Kilroy, Pryce Race Still Undecided

Reported by Kurt Ludlow and John Fortney

The only major local Campaign 2006 tally still up in the air is between Representative Deborah Pryce and Mary Jo Kilroy.

Matt Damschroder of the Franklin County Board of Elections says Pryce leads Kilroy by 3,600 votes.

A confident, but contrite, Deborah Pryce on the one hand declaring a narrow victory over rival Mary Jo Kilroy, and on the other, saying she gets the message from voters and is leaving her conference chairmanship.
 
"Because of the results of the election and because of what I heard from my constituents, and because of truly personal reasons, I am not going to be in my party's leadership in the next Congress," says Pryce.

Her rival says Pryce won't be in Congress at all next year.
 
"We have only 3,600 votes behind and there's thousands of votes left unaccounted for so we think we have...this race is not decided yet," says Kilroy.

Kilroy says with 20,000 absentee ballots still out county-wide and 10,000 provisional ballots left to count, mostly from the OSU campus area, she can pick up enough votes to win. 
 
"The OSU precincts are some of the highest performing precincts for Democrats and Mary Jo did very well in those precincts and we think when all the votes are counted, we'll see Mary Jo make significant gains," says Scott Kozar.

Pryce says that's just wishful thinking.

"The numbers speak for themselves and I don't know that she's reading them correctly if she doesn't think we've won this election," says Pryce.

Kilroy says Pryce jumped the gun by not waiting until all the votes are counted.

The absentee ballots should be counted relatively quickly, but the provisional ballots, maybe 20,000 of them, will take longer. It could be as long as a week.
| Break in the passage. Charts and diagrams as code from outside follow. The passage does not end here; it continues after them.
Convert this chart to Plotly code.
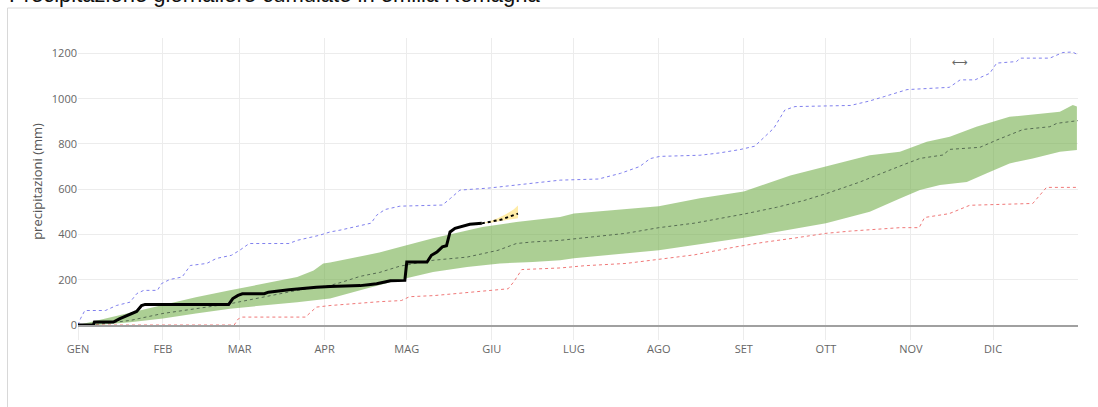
import plotly.graph_objects as go

# Day-of-year month starts and Italian month labels
month_days = [0, 31, 59, 90, 120, 151, 181, 212, 243, 273, 304, 334]
month_labels = ["GEN", "FEB", "MAR", "APR", "MAG", "GIU", "LUG", "AGO", "SET", "OTT", "NOV", "DIC"]

# Cumulated precipitation (mm) as (day, value) pairs
observed = [(0, 0), (5.6, 0), (6, 13), (12.9, 13), (15.3, 28), (17.8, 42), (20.2, 52), (21.4, 60),
            (23.2, 86), (24.5, 91), (55, 91), (56.5, 117), (58.4, 131), (60, 138), (68, 138),
            (69.5, 145), (77, 156), (80, 160), (83.5, 165), (87, 167), (92, 170), (96, 171),
            (103, 174), (106, 178), (109, 182), (112, 190), (114, 195), (119.3, 197), (120, 278),
            (127.4, 278), (129, 308), (131, 322), (133, 345), (134.5, 350), (135.8, 411),
            (137.6, 427), (140, 436), (143, 445), (147.4, 449)]

forecast = [(147.4, 449), (152, 460), (154.6, 466), (157, 477), (159.5, 486), (160.6, 492)]
forecast_high = [(147.4, 449), (150, 457), (153, 470), (156, 488), (159, 510), (160.6, 528)]
forecast_low = [(147.4, 449), (150, 451), (153, 456), (156, 462), (159, 469), (160.6, 472)]

maximum = [(0, 0), (1, 30), (2.5, 64), (10, 64), (14, 86), (19, 101), (21.5, 139), (24, 153),
           (29, 153), (30.5, 183), (33.5, 201), (38, 212), (41, 263), (47, 272), (50.5, 294),
           (56, 308), (59, 330), (62.5, 360), (77, 360), (80, 374), (88, 396), (92, 411),
           (96, 420), (104, 440), (107, 450), (109, 485), (112, 510), (117.5, 525), (133, 530),
           (136, 560), (139.4, 596), (150, 605), (163.7, 625), (176, 640), (190, 645),
           (198, 670), (205, 700), (208.8, 735), (212.4, 745), (227, 750), (234, 760),
           (241.6, 775), (247, 790), (250.7, 830), (254, 870), (258, 950), (261.7, 965),
           (282, 970), (289, 990), (294.5, 1010), (300, 1031), (302.6, 1040), (318, 1050),
           (322, 1083), (327.4, 1083), (332.8, 1112), (335.3, 1157), (342.6, 1164),
           (343.8, 1179), (354.7, 1179), (359.5, 1204), (363, 1206), (365, 1194)]

minimum = [(0, 0), (57, 0), (58.5, 27), (60, 35), (83, 35), (87, 79), (92, 86), (100, 95),
           (110, 103), (118, 108), (121, 125), (130, 130), (140, 140), (150, 150), (157, 160),
           (159, 190), (162, 245), (176, 252), (185, 262), (200, 272), (212, 290), (225, 310),
           (240, 345), (250, 365), (262, 385), (273, 405), (282, 415), (293, 425), (300, 430),
           (307, 430), (309, 475), (318, 492), (324, 522), (325.5, 529), (348.5, 537),
           (353.5, 608), (365, 608)]

median = [(0, 0), (7, 3), (19, 20), (31, 51), (43, 72), (55.5, 94), (67.5, 123), (80, 153),
          (92, 175), (96, 188), (103, 215), (110, 232), (117.5, 260), (129.6, 286), (142, 300),
          (153.3, 330), (160, 360), (166, 367), (176, 374), (181, 380), (190, 390), (200, 405),
          (212, 430), (225, 450), (243, 490), (255, 520), (265, 550), (273, 580), (285, 630),
          (295, 680), (300, 702), (307.3, 736), (315.7, 751), (318.2, 776), (329.2, 785),
          (335.3, 817), (345, 864), (354.7, 876), (357.3, 891), (365, 903)]

band_high = [(0, 0), (7, 20), (19, 51), (31, 86), (43, 123), (55.5, 153), (67.5, 183), (80, 212),
             (86, 241), (89.5, 272), (92, 276), (100, 295), (110, 320), (117.5, 345),
             (129.6, 383), (142, 418), (147.6, 433), (160, 455), (176, 477), (181, 493),
             (198, 510), (212, 525), (227, 560), (243, 590), (260, 660), (273, 700), (289, 750),
             (300, 765), (309.8, 810), (318.2, 832), (327.9, 876), (340, 920), (351, 935),
             (358.4, 942), (363.1, 972), (364.6, 965)]

band_low = [(0, 0), (7, 0), (19, 12), (31, 29), (43, 51), (55.5, 72), (67.5, 86), (80, 101),
            (92, 117), (105, 160), (117.5, 200), (129.6, 234), (142, 256), (154, 272), (166, 278),
            (176, 286), (181, 295), (212, 330), (243, 385), (273, 450), (289, 500), (300, 559),
            (307.3, 596), (314.6, 618), (324.4, 632), (331.7, 670), (340, 714), (348.5, 736),
            (358.4, 765), (364.6, 773)]


def xs(pairs):
    return [p[0] for p in pairs]


def ys(pairs):
    return [p[1] for p in pairs]


fig = go.Figure()

# Percentile band as a closed polygon
fig.add_trace(go.Scatter(
    x=xs(band_high) + xs(band_low)[::-1],
    y=ys(band_high) + ys(band_low)[::-1],
    fill="toself", fillcolor="rgba(112,173,71,0.58)",
    line=dict(width=0), mode="lines", hoverinfo="skip"))

fig.add_trace(go.Scatter(x=xs(median), y=ys(median), mode="lines",
                         line=dict(color="rgba(70,90,70,0.85)", width=1, dash="dot")))
fig.add_trace(go.Scatter(x=xs(minimum), y=ys(minimum), mode="lines",
                         line=dict(color="rgb(240,120,120)", width=1, dash="dot")))
fig.add_trace(go.Scatter(x=xs(maximum), y=ys(maximum), mode="lines",
                         line=dict(color="rgb(128,128,238)", width=1, dash="dot")))

# Forecast spread and forecast line
fig.add_trace(go.Scatter(
    x=xs(forecast_high) + xs(forecast_low)[::-1],
    y=ys(forecast_high) + ys(forecast_low)[::-1],
    fill="toself", fillcolor="rgba(255,218,80,0.5)",
    line=dict(width=0), mode="lines", hoverinfo="skip"))
fig.add_trace(go.Scatter(x=xs(forecast), y=ys(forecast), mode="lines",
                         line=dict(color="black", width=2, dash="dot")))

# Observed cumulated precipitation
fig.add_trace(go.Scatter(x=xs(observed), y=ys(observed), mode="lines",
                         line=dict(color="black", width=3)))

grid = "#ececec"
fig.update_layout(
    width=1098, height=407,
    margin=dict(l=78, r=20, t=38, b=82),
    paper_bgcolor="white", plot_bgcolor="white",
    showlegend=False,
    font=dict(family="Open Sans, Verdana, sans-serif", size=11, color="#666"),
    xaxis=dict(
        range=[0, 365], tickmode="array", tickvals=month_days, ticktext=month_labels,
        showgrid=True, gridcolor=grid, gridwidth=1,
        ticks="outside", ticklen=13, tickcolor=grid, tickwidth=1,
        showline=True, linecolor="#a0a0a0", linewidth=1.5,
        zeroline=False, tickfont=dict(size=11, color="#666")),
    yaxis=dict(
        range=[0, 1268], tickvals=[0, 200, 400, 600, 800, 1000, 1200],
        showgrid=True, gridcolor=grid, gridwidth=1,
        zeroline=False, showline=False, ticks="",
        tickfont=dict(size=11, color="#666"),
        title=dict(text="precipitazioni (mm)", font=dict(size=13, color="#555"), standoff=6)),
)

# Container frame
fig.add_shape(type="rect", xref="paper", yref="paper",
              x0=-0.0705, x1=1.03, y0=-0.35, y1=1.1045,
              line=dict(color="#d8d8d8", width=1), fillcolor="rgba(0,0,0,0)", layer="below")

# Page title, partly cut by the top edge
fig.add_annotation(text="Precipitazione giornaliere cumulate in emilia Romagna",
                   xref="paper", yref="paper", x=-0.071, y=1.10,
                   xanchor="left", yanchor="bottom", showarrow=False,
                   font=dict(family="Liberation Sans, Arial, sans-serif", size=22, color="#111"))

# Cursor glyph
fig.add_annotation(text="⟷", x=322, y=1160, xref="x", yref="y", showarrow=False,
                   font=dict(family="DejaVu Sans", size=11, color="#666"))

fig.write_html("out.html")
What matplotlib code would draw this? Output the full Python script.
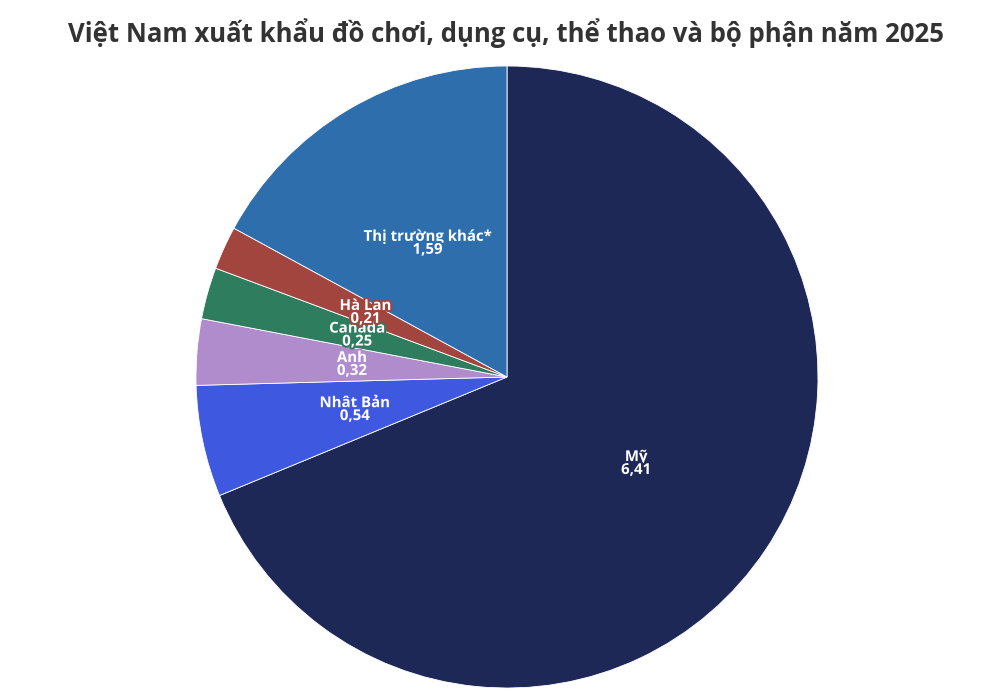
import matplotlib
matplotlib.use("Agg")
import matplotlib.pyplot as plt
import matplotlib.patheffects as pe
import numpy as np

title = "Việt Nam xuất khẩu đồ chơi, dụng cụ, thể thao và bộ phận năm 2025"
markets = ["Mỹ", "Nhật Bản", "Anh", "Canada", "Hà Lan", "Thị trường khác*"]
values = [6.41, 0.54, 0.32, 0.25, 0.21, 1.59]
value_labels = ["6,41", "0,54", "0,32", "0,25", "0,21", "1,59"]
colors = ["#1e2857", "#3f58e0", "#b08ccc", "#2f7d5f", "#a3453f", "#2e6ead"]

plt.rcParams['font.family'] = ['Open Sans', 'DejaVu Sans']

fig = plt.figure(figsize=(10, 6.99), dpi=100)
cx, cy, r = 507, 377, 311
W, H = 1000, 699
ax = fig.add_axes([(cx - r) / W, (H - cy - r) / H, 2 * r / W, 2 * r / H])
wedges, _ = ax.pie(values, colors=colors, startangle=90, counterclock=False,
                   radius=1, wedgeprops=dict(linewidth=0.6, edgecolor="white"))
ax.set_xlim(-1, 1)
ax.set_ylim(-1, 1)
ax.set_aspect("equal")
ax.axis("off")

for w, name, vl, c in zip(wedges, markets, value_labels, colors):
    ang = np.deg2rad((w.theta1 + w.theta2) / 2)
    x, y = 0.5 * np.cos(ang), 0.5 * np.sin(ang)
    ax.text(x, y, f"{name}\n{vl}", ha="center", va="center", color="white",
            fontsize=10.8, fontweight="bold", linespacing=0.9,
            path_effects=[pe.withStroke(linewidth=3, foreground=c)])

fig.text(0.506, 1 - 33 / H, title, ha="center", va="center", fontsize=18.5,
         fontweight="bold", color="#333333")

fig.savefig("out.png", dpi=100)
Pryce says if the roles were reversed, she would already have conceded.  Kilroy says she won't quit until every vote has been counted.

It is known what Pryce and Kilroy think about their battle, but they're bound to be a little biased. 10TV looked for an impartial party to weigh in on the controversy.

For Mary Jo Kilroy, it comes down to two things. One election expert says she needs to take more than 60 percent of the outstanding ballots, while another said it also depends on where those ballots come from.

Kent Markus says, "She has to make up a disproportionate number. Just splitting those outstanding votes even doesn't do her any good. She has to do a lot better than splitting them. Even so, if those are from places where there are a higher likelihood of Democratic voters, that's what she wants."
 
Terry Casey says, "There might be some in the campus area and some in the Republican areas, but in general they're fairly well dispersed and a lot of those votes, because they tend to be late absentee or provisionals, tend to reflect how the campaign was going at the end."

Even after the counting is done, the outcome will not be within the automatic one quarter of one percent that would trigger an automatic recount, but whoever loses can pay for a recount.